Courtine, an EPFL professor, and Bloch, a professor, and neurosurgeon at CHUV, headed a research team that improved their system with more complex implants controlled by artificial intelligence software. These implants can engage the trunk and leg muscles by stimulating the portion of the spinal cord that holds them. Three patients with total spinal cord injuries could walk outside the lab owing to this innovative technology. Further, the new soft implanted leads are designed to be placed directly on the spinal cord beneath the vertebrae. They can influence the neurons that control specific muscle groups and trigger the spinal cord. The brain naturally makes the patient stand, walk, swim, or ride a bike, for example, by regulating these implants.
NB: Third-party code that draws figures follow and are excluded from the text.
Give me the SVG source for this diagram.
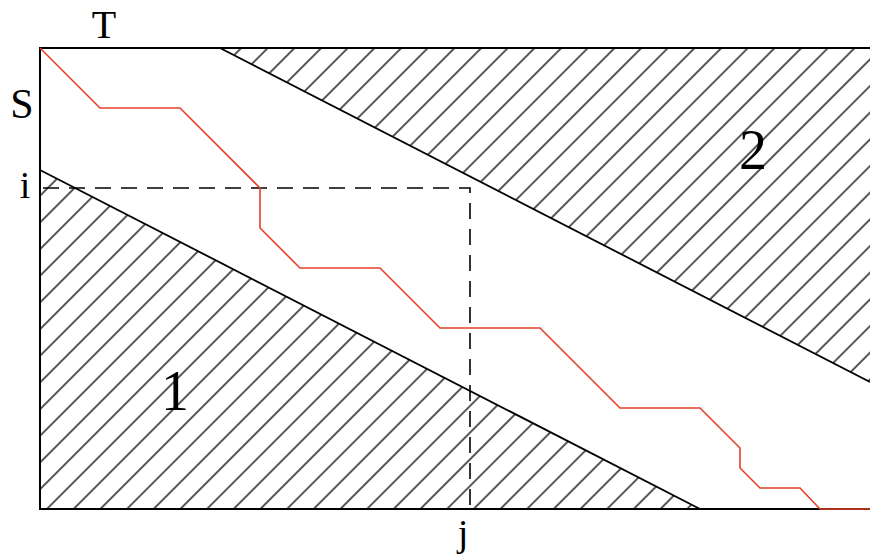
<svg xmlns="http://www.w3.org/2000/svg" width="870" height="557" viewBox="0 0 870 557">
  <style>
    text { font-family: 'Liberation Serif', 'DejaVu Serif', 'Times New Roman', serif; fill: #000; }
    .edge { stroke: #000; stroke-width: 2; fill: none; }
    .bound { stroke: #000; stroke-width: 1.8; fill: none; }
    .dash { stroke: #000; stroke-width: 1.6; stroke-dasharray: 16 10; fill: none; }
    .path { stroke: #e8402a; stroke-width: 1.6; fill: none; stroke-linejoin: miter; }
  </style>
  <defs>
    <pattern id="hatch" patternUnits="userSpaceOnUse" width="18.86" height="18.86" patternTransform="rotate(45)">
      <rect x="15.2" y="0" width="1.4" height="18.86" fill="#111"/>
    </pattern>
  </defs>
  <rect width="870" height="557" fill="#fff"/>

  <g id="region1">
    <polygon points="40,170 700,509 40,509" fill="url(#hatch)"/>
    <line class="bound" x1="40" y1="170" x2="700" y2="509"/>
    <text x="175" y="410" font-size="56" text-anchor="middle">1</text>
  </g>

  <g id="region2">
    <polygon points="220,48 870,48 870,382" fill="url(#hatch)"/>
    <line class="bound" x1="220" y1="48" x2="870" y2="382"/>
    <text x="753" y="169" font-size="56" text-anchor="middle">2</text>
  </g>

  <g id="frame">
    <polyline class="edge" points="870,48 40,48 40,509 870,509"/>
  </g>

  <g id="connectors">
    <polyline class="dash" points="43,188 470,188 470,509"/>
    <polyline class="path" points="40,48 100,108 180,108 260,188 260,228 300,268 380,268 440,328 540,328 620,408 700,408 740,448 740,468 760,488 800,488 820,509 870,509"/>
  </g>

  <g id="labels">
    <text x="104" y="38" font-size="40" text-anchor="middle">T</text>
    <text x="22" y="118" font-size="42" text-anchor="middle">S</text>
    <text x="25" y="198" font-size="38" text-anchor="middle">i</text>
    <text x="463" y="546" font-size="38" text-anchor="middle">j</text>
  </g>
</svg>
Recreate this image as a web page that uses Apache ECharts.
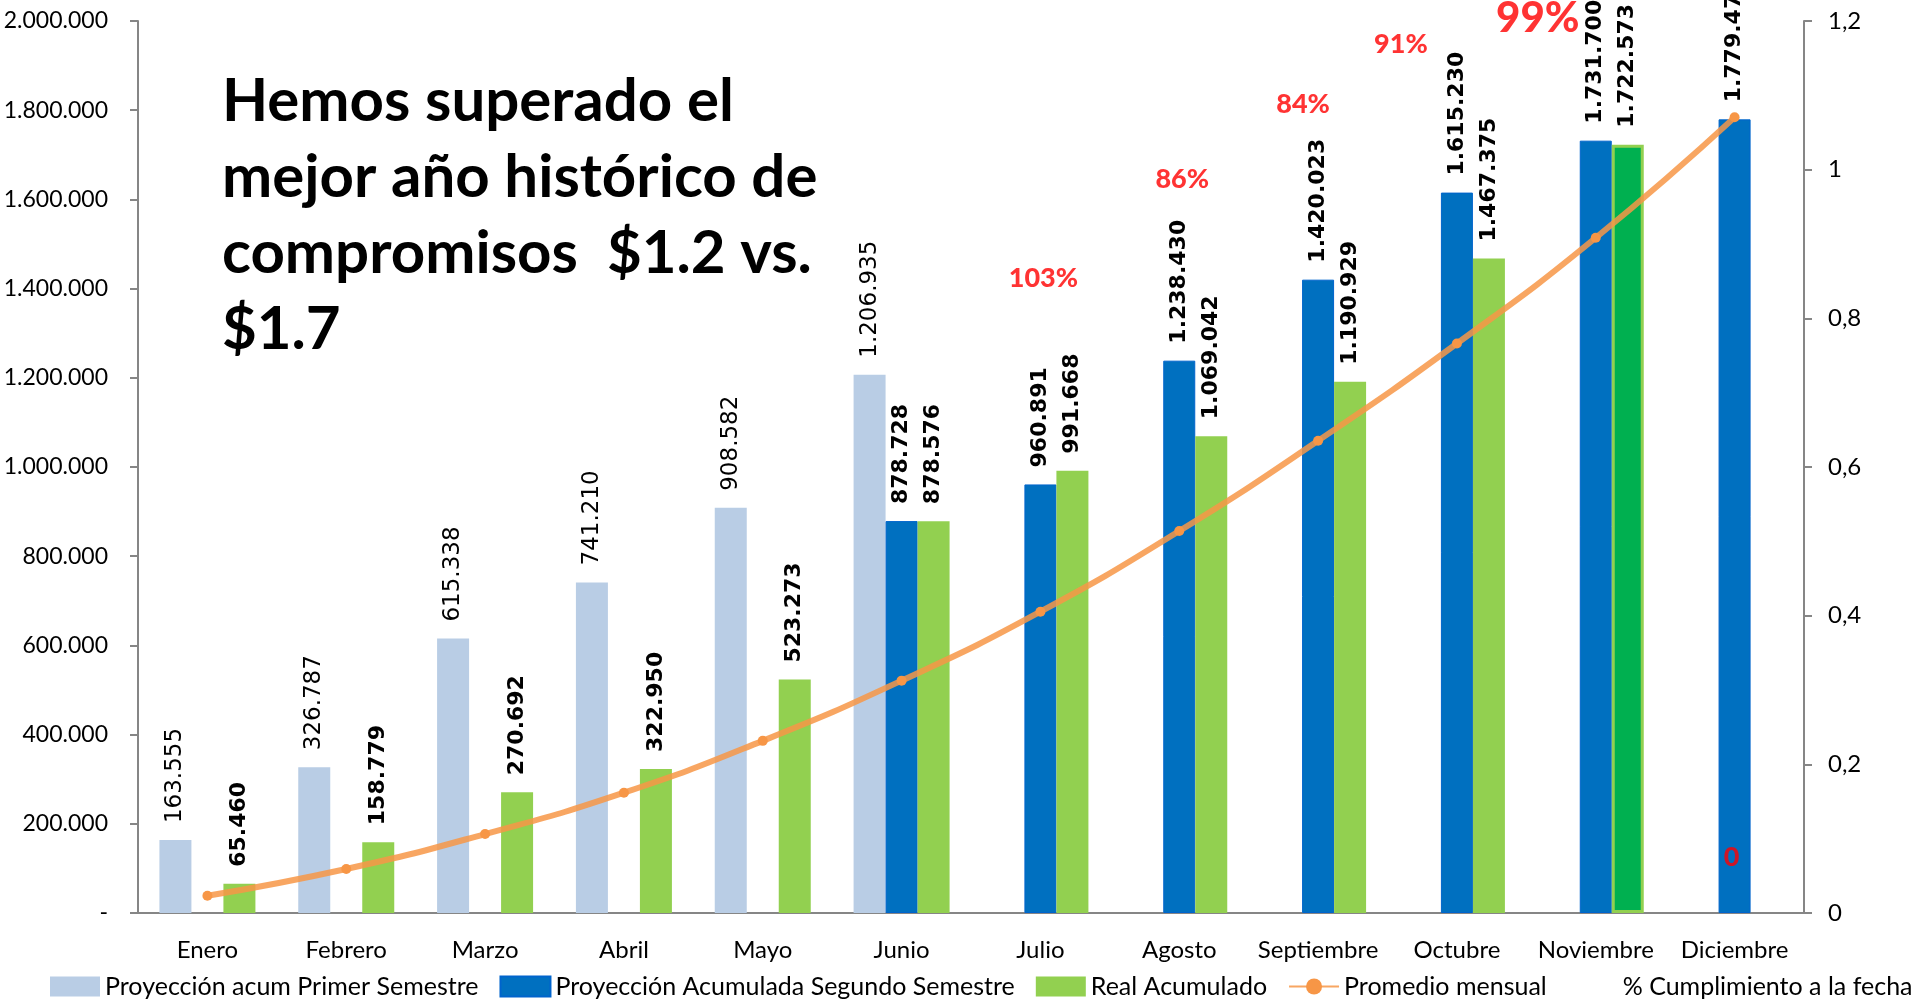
<!DOCTYPE html>
<html>
<head>
<meta charset="utf-8">
<script src="https://cdn.jsdelivr.net/npm/echarts@6/dist/echarts.min.js"></script>
<style>
  html, body { margin: 0; padding: 0; background: #fff; }
  #chart { width: 1911px; height: 1000px; }
</style>
</head>
<body>
<div id="chart"></div>
<script>
var months = ['Enero', 'Febrero', 'Marzo', 'Abril', 'Mayo', 'Junio', 'Julio', 'Agosto', 'Septiembre', 'Octubre', 'Noviembre', 'Diciembre'];
var proyPrimer = [163555, 326787, 615338, 741210, 908582, 1206935, null, null, null, null, null, null];
var proySegundo = [null, null, null, null, null, 878728, 960891, 1238430, 1420023, 1615230, 1731700, 1779478];
var realAcum = [65460, 158779, 270692, 322950, 523273, 878576, 991668, 1069042, 1190929, 1467375, 1722573, null];
var promedio = [38800, 98700, 177000, 269700, 386000, 521000, 675600, 856500, 1059000, 1277000, 1514000, 1784000];
var cumplimiento = [null, null, null, null, null, null, 1.03, 0.86, 0.84, 0.91, 0.99, 0];
// where each % label sits relative to its point (hand placed in the original)
var pctShift = [null, null, null, null, null, null, [3, 131], [3, -94], [-15, -184], [-56, -192], [-58, -159], [-3, -56]];

var leftTicks = { min: 0, max: 2000000, interval: 200000 };
var rightTicks = { min: 0, max: 1.2, interval: 0.2 };

function fmtMiles(v) {
    if (v === 0) return '-';
    return String(Math.round(v)).replace(/\B(?=(\d{3})+(?!\d))/g, '.');
}

var myChart = echarts.init(document.getElementById('chart'));

var axisGray = '#868686';
var txtFont = 'Lato';

function barLabel(bold) {
    return {
        show: true,
        position: 'top',
        rotate: 90,
        align: 'left',
        verticalAlign: 'middle',
        distance: 17,
        fontFamily: 'DejaVu Sans',
        fontSize: bold ? 22 : 23,
        fontWeight: bold ? 'bold' : 'normal',
        color: '#000',
        formatter: function (p) { return fmtMiles(p.value); }
    };
}

var realData = realAcum.map(function (v, i) {
    if (i === 10) {
        return { value: v, itemStyle: { color: '#00B050', borderColor: '#92D050', borderWidth: 3 } };
    }
    return v;
});

var pctData = cumplimiento.map(function (v, i) {
    if (v === null) return null;
    var big = (i === 10);
    return {
        value: v,
        label: {
            offset: pctShift[i],
            fontSize: big ? 42 : 27
        }
    };
});

var option = {
    animation: false,
    backgroundColor: '#fff',
    title: {
        text: 'Hemos superado el\nmejor año histórico de\ncompromisos  $1.2 vs.\n$1.7',
        left: 217,
        top: 59,
        textStyle: {
            fontFamily: txtFont,
            fontWeight: 'bold',
            fontSize: 60,
            lineHeight: 76,
            color: '#000'
        }
    },
    legend: {
        bottom: -4,
        left: 50,
        width: 1900,
        padding: [5, 0],
        itemWidth: 50,
        itemHeight: 20,
        itemGap: 21,
        textStyle: { fontFamily: txtFont, fontSize: 25, color: '#000' },
        data: [
            { name: 'Proyección acum Primer Semestre', icon: 'rect' },
            { name: 'Proyección Acumulada Segundo Semestre', icon: 'rect' },
            { name: 'Real Acumulado', icon: 'rect' },
            { name: 'Promedio mensual' },
            { name: '% Cumplimiento a la fecha', icon: 'rect', itemStyle: { opacity: 0 } }
        ]
    },
    grid: { left: 138, right: 107, top: 21, bottom: 87 },
    xAxis: {
        type: 'category',
        data: months,
        axisLine: { lineStyle: { color: axisGray, width: 2 } },
        axisTick: { length: 10, lineStyle: { color: axisGray, width: 2 } },
        axisLabel: { fontFamily: txtFont, fontSize: 24, color: '#000', margin: 25, interval: 0 }
    },
    yAxis: [
        {
            type: 'value',
            min: leftTicks.min,
            max: leftTicks.max,
            interval: leftTicks.interval,
            splitLine: { show: false },
            axisLine: { show: true, lineStyle: { color: axisGray, width: 2 } },
            axisTick: { show: true, length: 8, lineStyle: { color: axisGray, width: 2 } },
            axisLabel: { fontFamily: txtFont, fontSize: 23, color: '#000', margin: 30, formatter: fmtMiles }
        },
        {
            type: 'value',
            min: rightTicks.min,
            max: rightTicks.max,
            interval: rightTicks.interval,
            splitLine: { show: false },
            axisLine: { show: true, lineStyle: { color: axisGray, width: 2 } },
            axisTick: { show: true, length: 8, lineStyle: { color: axisGray, width: 2 } },
            axisLabel: {
                fontFamily: txtFont, fontSize: 24, color: '#000', margin: 24,
                formatter: function (v) { return String(Math.round(v * 10) / 10).replace('.', ','); }
            }
        }
    ],
    series: [
        {
            name: 'Proyección acum Primer Semestre',
            type: 'bar',
            barWidth: 32,
            barGap: '0%',
            itemStyle: { color: '#B9CDE5' },
            label: barLabel(false),
            data: proyPrimer
        },
        {
            name: 'Proyección Acumulada Segundo Semestre',
            type: 'bar',
            barWidth: 32,
            barGap: '0%',
            itemStyle: { color: '#0070C0', borderColor: '#0064CC', borderWidth: 1 },
            label: barLabel(true),
            data: proySegundo
        },
        {
            name: 'Real Acumulado',
            type: 'bar',
            barWidth: 32,
            barGap: '0%',
            itemStyle: { color: '#92D050' },
            label: barLabel(true),
            data: realData
        },
        {
            name: 'Promedio mensual',
            type: 'line',
            smooth: true,
            symbol: 'circle',
            symbolSize: 10,
            z: 5,
            itemStyle: { color: '#F79646' },
            lineStyle: { color: '#F79646', width: 6, opacity: 0.85 },
            data: promedio
        },
        {
            name: '% Cumplimiento a la fecha',
            type: 'scatter',
            yAxisIndex: 1,
            symbolSize: 1,
            z: 6,
            itemStyle: { color: 'rgba(0,0,0,0)' },
            label: {
                show: true,
                position: 'inside',
                fontFamily: txtFont,
                fontWeight: 900,
                color: '#FF0000',
                formatter: function (p) {
                    return p.value === 0 ? '0' : Math.round(p.value * 100) + '%';
                }
            },
            data: pctData
        }
    ]
};

myChart.setOption(option);
</script>
</body>
</html>
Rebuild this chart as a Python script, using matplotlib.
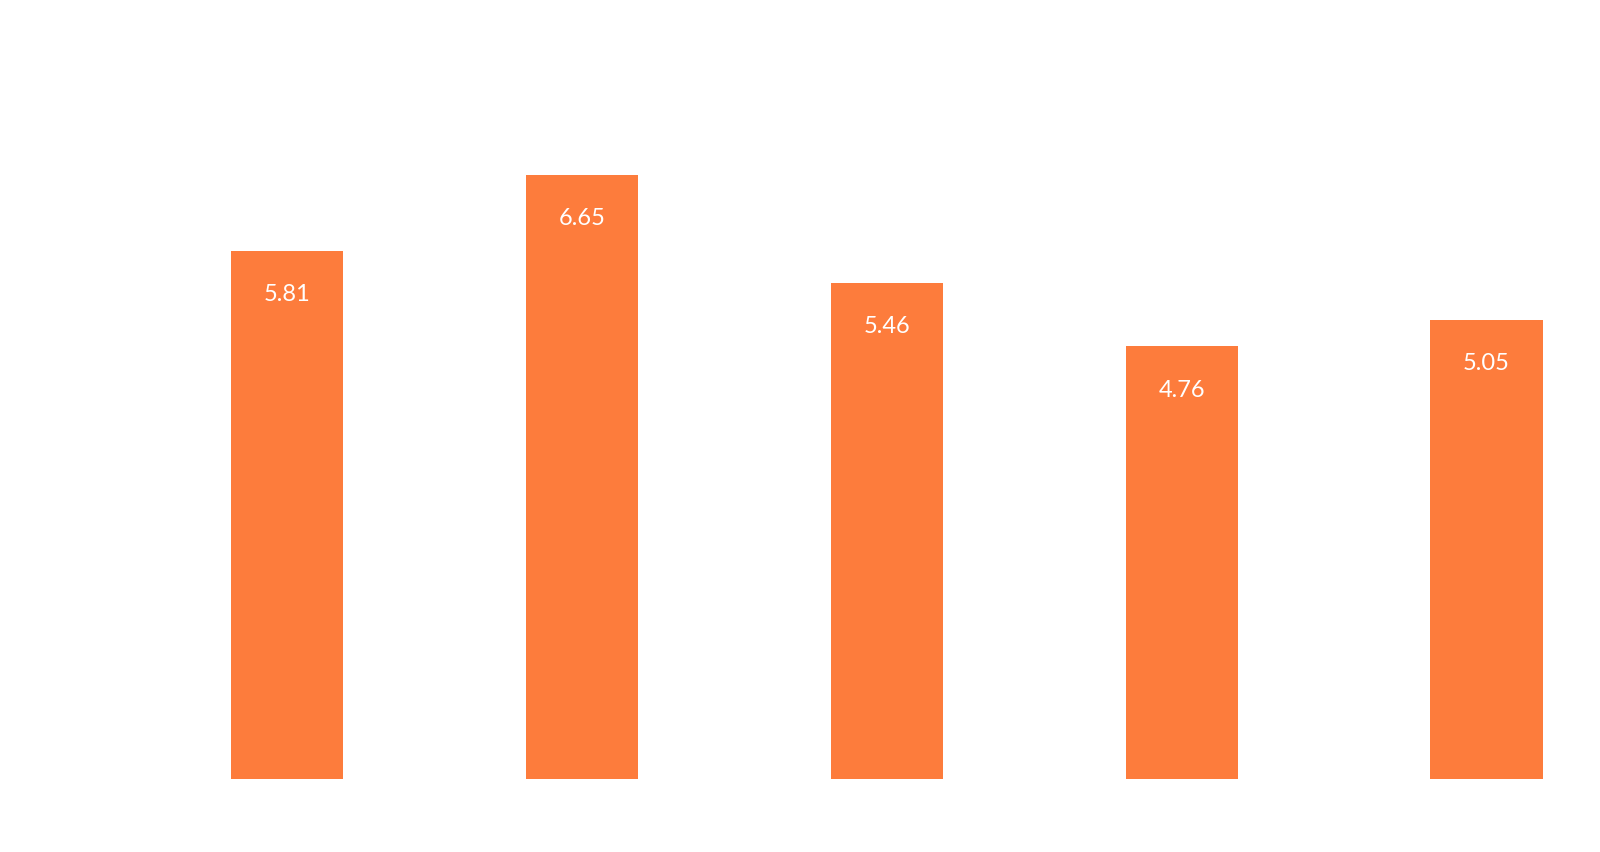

Michel Roccati, an Italian man, crippled in a motorcycle accident four years ago, braved the chilly wind to test the device outdoors in central Lausanne last December. Bloch had recently put the new, implanted lead on his spinal cord during a surgical operation. He was accompanied by scientists from Courtine and Bloch's .NeuroRestore research facility, which assisted him in the preparation of the demonstration. Michel's walker was fitted with two small remote controllers wirelessly connected to a tablet that relayed the impulses to a pacemaker implanted in his abdomen. The pacemaker then sends the signals to a spinal cord planted in Michel, which stimulates specific neurons and helps him move. Michel snatched up the walker and walked away when he was ready. With the definite aim of taking a step forward with his left leg, he hit the button on the right side of the walker. His left foot rose as if by magic and landed a few centimeters ahead of him. His right foot moved forward after doing the same thing with the button on his left side. He was finally walking.